● **Set task**: Restate the data exactly as given and keep the pictures out.

— Begin —

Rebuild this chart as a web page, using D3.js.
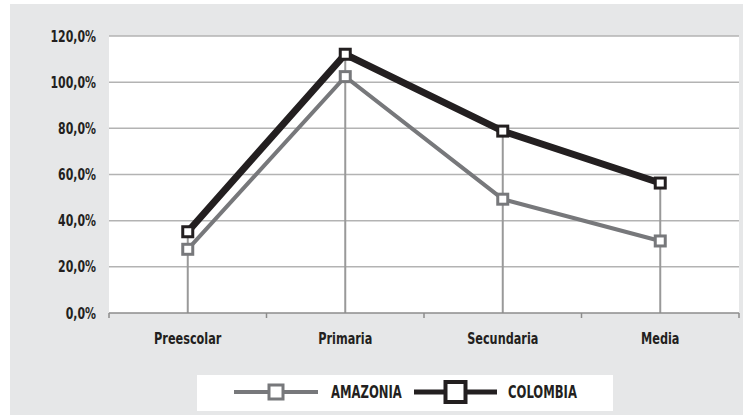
<!DOCTYPE html>
<html>
<head>
<meta charset="utf-8">
<script src="https://cdn.jsdelivr.net/npm/d3@7"></script>
<style>
  body { margin: 0; background: #fff; }
  text { font-family: "Liberation Sans Narrow", "DejaVu Sans Condensed", Arial, sans-serif; font-weight: bold; fill: #231f20; }
</style>
</head>
<body>
<svg width="743" height="415"></svg>
<script>
// Data
var niveles = ["Preescolar", "Primaria", "Secundaria", "Media"];
var amazonia = [27.6, 102.4, 49.3, 31.2];
var colombia = [35.2, 112.1, 78.8, 56.3];
var yTicks = [0, 20, 40, 60, 80, 100, 120];
var seriesNames = ["AMAZONIA", "COLOMBIA"];

var svg = d3.select("svg");

// squeeze the text a bit, the original font is a narrow one
var narrow = 0.76;
function place(xp, yp) {
  return "translate(" + xp + "," + yp + ") scale(" + narrow + ",1)";
}

// grey frame
svg.append("rect")
    .attr("x", 10).attr("y", 4)
    .attr("width", 733).attr("height", 411)
    .attr("fill", "#e6e7e8");

var plot = {left: 109, right: 739, top: 36, bottom: 313};

var x = d3.scaleBand()
    .domain(niveles)
    .range([plot.left, plot.right]);

var y = d3.scaleLinear()
    .domain([0, 120])
    .range([plot.bottom, plot.top]);

// plot background
svg.append("rect")
    .attr("x", plot.left).attr("y", plot.top)
    .attr("width", plot.right - plot.left)
    .attr("height", plot.bottom - plot.top)
    .attr("fill", "#fff");

// gridlines
svg.append("g").selectAll("line")
    .data(yTicks.slice(1))
  .enter().append("line")
    .attr("x1", plot.left).attr("x2", plot.right)
    .attr("y1", function(d) { return y(d); })
    .attr("y2", function(d) { return y(d); })
    .attr("stroke", "#b3b3b3")
    .attr("stroke-width", 1.5);

// y labels
svg.append("g").selectAll("text")
    .data(yTicks)
  .enter().append("text")
    .attr("transform", function(d) { return place(96, y(d) + 5.5); })
    .attr("text-anchor", "end")
    .style("font-size", "16px")
    .text(function(d) { return d.toFixed(1).replace(".", ",") + "%"; });

// drop lines, from the highest point down to the axis
var cx = function(d, i) { return x(niveles[i]) + x.bandwidth() / 2; };
svg.append("g").selectAll("line")
    .data(niveles)
  .enter().append("line")
    .attr("x1", cx).attr("x2", cx)
    .attr("y1", function(d, i) { return y(Math.max(amazonia[i], colombia[i])); })
    .attr("y2", plot.bottom)
    .attr("stroke", "#999")
    .attr("stroke-width", 2);

// x axis
var xAxis = svg.append("g");
xAxis.append("line")
    .attr("x1", plot.left).attr("x2", plot.right)
    .attr("y1", plot.bottom).attr("y2", plot.bottom)
    .attr("stroke", "#8c8c8c")
    .attr("stroke-width", 1.5);
xAxis.selectAll("line.tick")
    .data(niveles.concat(["end"]))
  .enter().append("line")
    .attr("class", "tick")
    .attr("x1", function(d, i) { return plot.left + i * x.bandwidth(); })
    .attr("x2", function(d, i) { return plot.left + i * x.bandwidth(); })
    .attr("y1", plot.bottom).attr("y2", plot.bottom + 5)
    .attr("stroke", "#8c8c8c")
    .attr("stroke-width", 1.5);
xAxis.selectAll("text")
    .data(niveles)
  .enter().append("text")
    .attr("transform", function(d) { return place(x(d) + x.bandwidth() / 2, 344); })
    .attr("text-anchor", "middle")
    .style("font-size", "16.5px")
    .text(function(d) { return d; });

// series
var line = d3.line()
    .x(function(d, i) { return cx(d, i); })
    .y(function(d) { return y(d); });

function drawSeries(values, color, width, size, sw) {
  var g = svg.append("g");
  g.append("path")
      .datum(values)
      .attr("d", line)
      .attr("fill", "none")
      .attr("stroke", color)
      .attr("stroke-width", width)
      .attr("stroke-linejoin", "miter");
  g.selectAll("rect")
      .data(values)
    .enter().append("rect")
      .attr("x", function(d, i) { return cx(d, i) - size / 2; })
      .attr("y", function(d) { return y(d) - size / 2; })
      .attr("width", size).attr("height", size)
      .attr("fill", "#fff")
      .attr("stroke", color)
      .attr("stroke-width", sw);
}

drawSeries(amazonia, "#77787b", 4, 10, 3);
drawSeries(colombia, "#231f20", 7, 10, 3);

// Legend
var legend = svg.append("g");
legend.append("rect")
    .attr("x", 197).attr("y", 375)
    .attr("width", 416).attr("height", 36)
    .attr("fill", "#fff");

var legendItems = [
  {name: seriesNames[0], color: "#77787b", x1: 234, x2: 318, lw: 4, size: 14, sw: 3, tx: 331},
  {name: seriesNames[1], color: "#231f20", x1: 414, x2: 497, lw: 5, size: 20, sw: 4, tx: 508}
];
legendItems.forEach(function(it) {
  var m = (it.x1 + it.x2) / 2;
  legend.append("line")
      .attr("x1", it.x1).attr("x2", it.x2)
      .attr("y1", 392).attr("y2", 392)
      .attr("stroke", it.color)
      .attr("stroke-width", it.lw);
  legend.append("rect")
      .attr("x", m - it.size / 2).attr("y", 392 - it.size / 2)
      .attr("width", it.size).attr("height", it.size)
      .attr("fill", "#fff")
      .attr("stroke", it.color)
      .attr("stroke-width", it.sw);
  legend.append("text")
      .attr("transform", place(it.tx, 398))
      .style("font-size", "17px")
      .text(it.name);
});
</script>
</body>
</html>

— End —

● **Solution**:
Rebuild this chart as a web page, using D3.js.
<!DOCTYPE html>
<html>
<head>
<meta charset="utf-8">
<script src="https://cdn.jsdelivr.net/npm/d3@7"></script>
<style>
  body { margin: 0; background: #fff; }
  text { font-family: "Liberation Sans Narrow", "DejaVu Sans Condensed", Arial, sans-serif; font-weight: bold; fill: #231f20; }
</style>
</head>
<body>
<svg width="743" height="415"></svg>
<script>
// Data
var niveles = ["Preescolar", "Primaria", "Secundaria", "Media"];
var amazonia = [27.6, 102.4, 49.3, 31.2];
var colombia = [35.2, 112.1, 78.8, 56.3];
var yTicks = [0, 20, 40, 60, 80, 100, 120];
var seriesNames = ["AMAZONIA", "COLOMBIA"];

var svg = d3.select("svg");

// squeeze the text a bit, the original font is a narrow one
var narrow = 0.76;
function place(xp, yp) {
  return "translate(" + xp + "," + yp + ") scale(" + narrow + ",1)";
}

// grey frame
svg.append("rect")
    .attr("x", 10).attr("y", 4)
    .attr("width", 733).attr("height", 411)
    .attr("fill", "#e6e7e8");

var plot = {left: 109, right: 739, top: 36, bottom: 313};

var x = d3.scaleBand()
    .domain(niveles)
    .range([plot.left, plot.right]);

var y = d3.scaleLinear()
    .domain([0, 120])
    .range([plot.bottom, plot.top]);

// plot background
svg.append("rect")
    .attr("x", plot.left).attr("y", plot.top)
    .attr("width", plot.right - plot.left)
    .attr("height", plot.bottom - plot.top)
    .attr("fill", "#fff");

// gridlines
svg.append("g").selectAll("line")
    .data(yTicks.slice(1))
  .enter().append("line")
    .attr("x1", plot.left).attr("x2", plot.right)
    .attr("y1", function(d) { return y(d); })
    .attr("y2", function(d) { return y(d); })
    .attr("stroke", "#b3b3b3")
    .attr("stroke-width", 1.5);

// y labels
svg.append("g").selectAll("text")
    .data(yTicks)
  .enter().append("text")
    .attr("transform", function(d) { return place(96, y(d) + 5.5); })
    .attr("text-anchor", "end")
    .style("font-size", "16px")
    .text(function(d) { return d.toFixed(1).replace(".", ",") + "%"; });

// drop lines, from the highest point down to the axis
var cx = function(d, i) { return x(niveles[i]) + x.bandwidth() / 2; };
svg.append("g").selectAll("line")
    .data(niveles)
  .enter().append("line")
    .attr("x1", cx).attr("x2", cx)
    .attr("y1", function(d, i) { return y(Math.max(amazonia[i], colombia[i])); })
    .attr("y2", plot.bottom)
    .attr("stroke", "#999")
    .attr("stroke-width", 2);

// x axis
var xAxis = svg.append("g");
xAxis.append("line")
    .attr("x1", plot.left).attr("x2", plot.right)
    .attr("y1", plot.bottom).attr("y2", plot.bottom)
    .attr("stroke", "#8c8c8c")
    .attr("stroke-width", 1.5);
xAxis.selectAll("line.tick")
    .data(niveles.concat(["end"]))
  .enter().append("line")
    .attr("class", "tick")
    .attr("x1", function(d, i) { return plot.left + i * x.bandwidth(); })
    .attr("x2", function(d, i) { return plot.left + i * x.bandwidth(); })
    .attr("y1", plot.bottom).attr("y2", plot.bottom + 5)
    .attr("stroke", "#8c8c8c")
    .attr("stroke-width", 1.5);
xAxis.selectAll("text")
    .data(niveles)
  .enter().append("text")
    .attr("transform", function(d) { return place(x(d) + x.bandwidth() / 2, 344); })
    .attr("text-anchor", "middle")
    .style("font-size", "16.5px")
    .text(function(d) { return d; });

// series
var line = d3.line()
    .x(function(d, i) { return cx(d, i); })
    .y(function(d) { return y(d); });

function drawSeries(values, color, width, size, sw) {
  var g = svg.append("g");
  g.append("path")
      .datum(values)
      .attr("d", line)
      .attr("fill", "none")
      .attr("stroke", color)
      .attr("stroke-width", width)
      .attr("stroke-linejoin", "miter");
  g.selectAll("rect")
      .data(values)
    .enter().append("rect")
      .attr("x", function(d, i) { return cx(d, i) - size / 2; })
      .attr("y", function(d) { return y(d) - size / 2; })
      .attr("width", size).attr("height", size)
      .attr("fill", "#fff")
      .attr("stroke", color)
      .attr("stroke-width", sw);
}

drawSeries(amazonia, "#77787b", 4, 10, 3);
drawSeries(colombia, "#231f20", 7, 10, 3);

// Legend
var legend = svg.append("g");
legend.append("rect")
    .attr("x", 197).attr("y", 375)
    .attr("width", 416).attr("height", 36)
    .attr("fill", "#fff");

var legendItems = [
  {name: seriesNames[0], color: "#77787b", x1: 234, x2: 318, lw: 4, size: 14, sw: 3, tx: 331},
  {name: seriesNames[1], color: "#231f20", x1: 414, x2: 497, lw: 5, size: 20, sw: 4, tx: 508}
];
legendItems.forEach(function(it) {
  var m = (it.x1 + it.x2) / 2;
  legend.append("line")
      .attr("x1", it.x1).attr("x2", it.x2)
      .attr("y1", 392).attr("y2", 392)
      .attr("stroke", it.color)
      .attr("stroke-width", it.lw);
  legend.append("rect")
      .attr("x", m - it.size / 2).attr("y", 392 - it.size / 2)
      .attr("width", it.size).attr("height", it.size)
      .attr("fill", "#fff")
      .attr("stroke", it.color)
      .attr("stroke-width", it.sw);
  legend.append("text")
      .attr("transform", place(it.tx, 398))
      .style("font-size", "17px")
      .text(it.name);
});
</script>
</body>
</html>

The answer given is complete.